I personally applied for PUA as a self-employed person, but that seems to be in a holding pattern.
What We’re Working on Now
In my last couple blog posts, I talked about our plan to change our seating arrangement to be better prepared for our new reality. Unfortunately, our funky living rooms were a big part of our identity…but it is what it is.
Here’s where we’re at right now:
- All our upholstered furniture has been put into storage. We can’t sanitize it between guests and it would be difficult to keep people apart in our cozy living rooms. Also, we need to be as flexible as possible over the next several months.
- I ordered more small tables and we’ll be putting them together this weekend. It’s not the total amount we’ll need to get to regular capacity, but it’s plenty to open at 50%.
- I ordered a fancy no-contact thermometer because I think we’ll be required to check our guests at the door. I also ordered a pulse oximeter. We’ll be using that on our employees to check for hypoxia in case they are infected and asymptomatic.
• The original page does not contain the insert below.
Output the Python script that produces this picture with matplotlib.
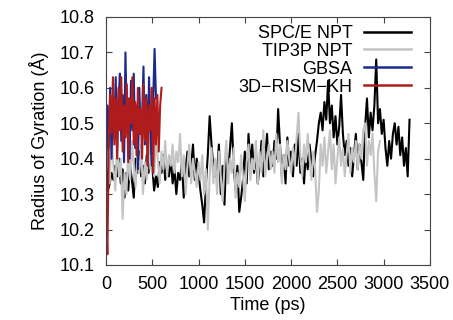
import numpy as np
import matplotlib
matplotlib.use("Agg")
import matplotlib.pyplot as plt

plt.rcParams['font.family'] = ['Liberation Sans', 'DejaVu Sans']

# SPC/E NPT, one frame every 20 ps
spce_dt = 20
spce_rg = [
    10.45, 10.31, 10.33, 10.36, 10.34, 10.38, 10.35, 10.40, 10.33, 10.37,
    10.29, 10.36, 10.31, 10.38, 10.34, 10.29, 10.40, 10.36, 10.42, 10.35,
    10.38, 10.33, 10.41, 10.36, 10.44, 10.38, 10.31, 10.35, 10.32, 10.39,
    10.36, 10.41, 10.34, 10.38, 10.35, 10.40, 10.33, 10.37, 10.30, 10.36,
    10.34, 10.39, 10.29, 10.37, 10.42, 10.35, 10.38, 10.44, 10.34, 10.40,
    10.36, 10.31, 10.27, 10.22, 10.33, 10.41, 10.52, 10.44, 10.38, 10.35,
    10.36, 10.44, 10.30, 10.38, 10.27, 10.41, 10.36, 10.43, 10.50, 10.38,
    10.31, 10.38, 10.25, 10.29, 10.34, 10.42, 10.33, 10.47, 10.38, 10.44,
    10.36, 10.42, 10.33, 10.38, 10.45, 10.35, 10.40, 10.47, 10.37, 10.42,
    10.38, 10.45, 10.40, 10.54, 10.44, 10.35, 10.41, 10.33, 10.46, 10.38,
    10.42, 10.35, 10.44, 10.38, 10.47, 10.36, 10.40, 10.33, 10.42, 10.37,
    10.44, 10.39, 10.35, 10.41, 10.45, 10.50, 10.53, 10.48, 10.56, 10.51,
    10.62, 10.50, 10.55, 10.46, 10.52, 10.44, 10.49, 10.58, 10.47, 10.41,
    10.45, 10.38, 10.43, 10.35, 10.41, 10.47, 10.37, 10.44, 10.39, 10.34,
    10.49, 10.57, 10.46, 10.53, 10.48, 10.55, 10.68, 10.50, 10.54, 10.47,
    10.51, 10.43, 10.38, 10.45, 10.40, 10.47, 10.50, 10.44, 10.49, 10.41,
    10.46, 10.38, 10.43, 10.35, 10.51,
]

# TIP3P NPT, one frame every 20 ps
tip3p_dt = 20
tip3p_rg = [
    10.36, 10.42, 10.33, 10.47, 10.38, 10.31, 10.44, 10.35, 10.40, 10.23,
    10.36, 10.30, 10.42, 10.34, 10.45, 10.38, 10.32, 10.41, 10.36, 10.44,
    10.30, 10.39, 10.34, 10.46, 10.37, 10.42, 10.35, 10.45, 10.40, 10.33,
    10.42, 10.37, 10.45, 10.35, 10.41, 10.38, 10.44, 10.36, 10.42, 10.39,
    10.47, 10.35, 10.41, 10.30, 10.38, 10.44, 10.33, 10.40, 10.36, 10.32,
    10.39, 10.34, 10.41, 10.30, 10.37, 10.20, 10.35, 10.43, 10.33, 10.40,
    10.30, 10.42, 10.35, 10.28, 10.38, 10.45, 10.33, 10.40, 10.36, 10.43,
    10.29, 10.36, 10.32, 10.41, 10.35, 10.28, 10.39, 10.44, 10.34, 10.40,
    10.37, 10.45, 10.33, 10.42, 10.36, 10.48, 10.35, 10.40, 10.44, 10.37,
    10.42, 10.36, 10.47, 10.39, 10.44, 10.33, 10.41, 10.37, 10.45, 10.40,
    10.36, 10.43, 10.38, 10.46, 10.53, 10.41, 10.35, 10.44, 10.39, 10.47,
    10.40, 10.34, 10.42, 10.37, 10.25, 10.31, 10.44, 10.38, 10.46, 10.36,
    10.42, 10.48, 10.37, 10.44, 10.33, 10.40, 10.46, 10.38, 10.43, 10.35,
    10.41, 10.47, 10.36, 10.43, 10.39, 10.45, 10.37, 10.44, 10.40, 10.48,
    10.50, 10.38, 10.45, 10.41, 10.47, 10.36, 10.28, 10.42, 10.45,
]

# GBSA, one frame every 15 ps
gbsa_dt = 15
gbsa_rg = [
    10.32, 10.55, 10.43, 10.60, 10.40, 10.58, 10.46, 10.63, 10.42, 10.56,
    10.64, 10.45, 10.58, 10.39, 10.70, 10.50, 10.57, 10.40, 10.62, 10.48,
    10.64, 10.43, 10.55, 10.37, 10.60, 10.47, 10.52, 10.66, 10.44, 10.58,
    10.40, 10.63, 10.48, 10.38, 10.57, 10.71, 10.57,
]

# 3D-RISM-KH, one frame every 15 ps
rism_dt = 15
rism_rg = [
    10.24, 10.13, 10.45, 10.58, 10.47, 10.63, 10.44, 10.57, 10.40, 10.60,
    10.48, 10.63, 10.42, 10.55, 10.46, 10.61, 10.39, 10.57, 10.50, 10.63,
    10.44, 10.56, 10.41, 10.60, 10.47, 10.54, 10.40, 10.61, 10.45, 10.57,
    10.38, 10.55, 10.48, 10.60, 10.36, 10.57, 10.44, 10.58, 10.42, 10.55,
    10.60,
]

series = [
    ("SPC/E NPT", spce_dt, spce_rg, "black"),
    ("TIP3P NPT", tip3p_dt, tip3p_rg, "#c4c4c4"),
    ("GBSA", gbsa_dt, gbsa_rg, "#1c2a8c"),
    ("3D\u2212RISM\u2212KH", rism_dt, rism_rg, "#b01c1c"),
]

fig = plt.figure(figsize=(4.53, 3.20), dpi=100)
ax = fig.add_axes([0.234, 0.172, 0.715, 0.775])

for name, dt, rg, col in series:
    t = np.arange(len(rg)) * dt
    ax.plot(t, rg, color=col, lw=1.5, label=name)

ax.set_xlim(0, 3500)
ax.set_ylim(10.1, 10.8)
ax.set_xticks(np.arange(0, 3501, 500))
ax.set_yticks(np.arange(10.1, 10.81, 0.1))
ax.yaxis.set_major_formatter(matplotlib.ticker.FormatStrFormatter('%.1f'))
ax.tick_params(direction='in', length=4, width=0.8, color='#444444',
               top=True, right=True, labelsize=13, pad=8)
for s in ax.spines.values():
    s.set_color('#444444')
    s.set_linewidth(0.8)

ax.set_xlabel("Time (ps)", fontsize=13, labelpad=3)
ax.set_ylabel("Radius of Gyration (\u00c5)", fontsize=13, labelpad=8)

leg = ax.legend(loc='upper right', bbox_to_anchor=(0.942, 0.968), frameon=False,
                markerfirst=False, fontsize=13, handlelength=2.6,
                handletextpad=0.65, labelspacing=0.05, borderpad=0,
                borderaxespad=0)
for line in leg.get_lines():
    line.set_linewidth(1.8)

fig.savefig("out.png", dpi=100)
- We’re also working on our outdoor patio. Normally we would be getting ready to open it for the season this month, and I truly hope we’ll have some time out there this year. Outdoor space will be more important than ever after being cooped up in the house for months.
- We’re working on splitting our ticketed shows into 2 sessions so we can keep the shows at half capacity and not lose our shirts. So far most of our artists are agreeable to the arrangement, but we haven’t heard back from everyone. It will make for a much longer night for the musician, so the shows will likely be a bit shorter than usual. We’ll have to fill the early session first so we don’t end up with 2 half-empty seatings.
- We’re also looking at doing an early happy hour show on the patio followed by a later show inside on nights we have a local artist.
- Bartender Ally B is working on fun summer cocktails.
- We joined NIVA, an organization of 1300+ independent music venues lobbying for government aid to support the unique challenges of the live music ecosystem. You can help by emailing your elected officials, there is a quick and easy link HERE.
That’s about it for now…we’ll keep you in the loop as the situation develops.